Although the following specific is inserted in the French department, it was probably suggested by the English climate:—

Pomme cuite, ou rotie au feu, a baked apple.
L’experience nous apprend tous les jours que la chair d’une pomme cuite, mise chaudement sur les yeux rouges et enflammés, est presque l’unique remede à ce mal. Experience shews us daily that the pulp of a rosted apple, put hot on bloud-shed and inflamed eyes, is almost the only remedy for this evil.

Under the verb écorcher, he has these phrases:—

Il ecorche un peu de Latin. He speaks broken Latin; he speaks it little — has a little smattering of it.
Ecorcher les Auteurs.

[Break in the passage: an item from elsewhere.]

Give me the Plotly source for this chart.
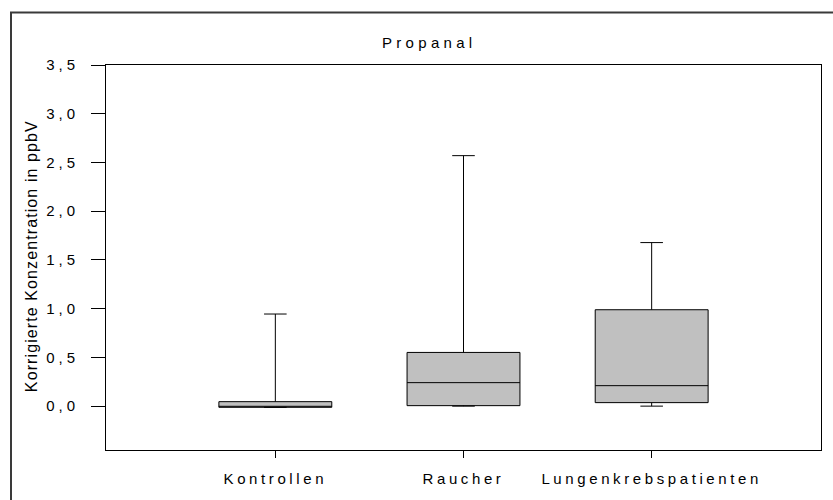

To understand Authors very little; or, to translate them ill.

In another place he has the phrase, to speak broken English (ecorcher l’Anglois, le parler mal).

I fear that the following phraseological sentence must have been suggested by what he saw in England:— “If an ass do but speak once, as Balaam’s did, we wonder; but let a man have every part of a beast, wallow in drunkenness, go upon all-four, or lose his speech together with his legs, ’tis a thing scarce taken notice of.”

M. Miége’s knowledge and experience as a French Protestant appear in the following entries in his Great Dictisnary:—

Edict, un Edit, as, The Edict of Nantes, which was made in favour of the Protestants of France, called (and intended to be) unrepealable, and yet lately repealed.

La Chambre Mipartie, in a town in France, was the same as A Chamber of the Edict.

Chambres de l’Edit (ou, de l’Edit de Nantes). Courts of Judicature, formerly established in divers good towns of France, in the Huguenots’ behalf, one-half of the judges being Protestants, and the other half Papists; [for which reason they were sometimes called chambres miparties.]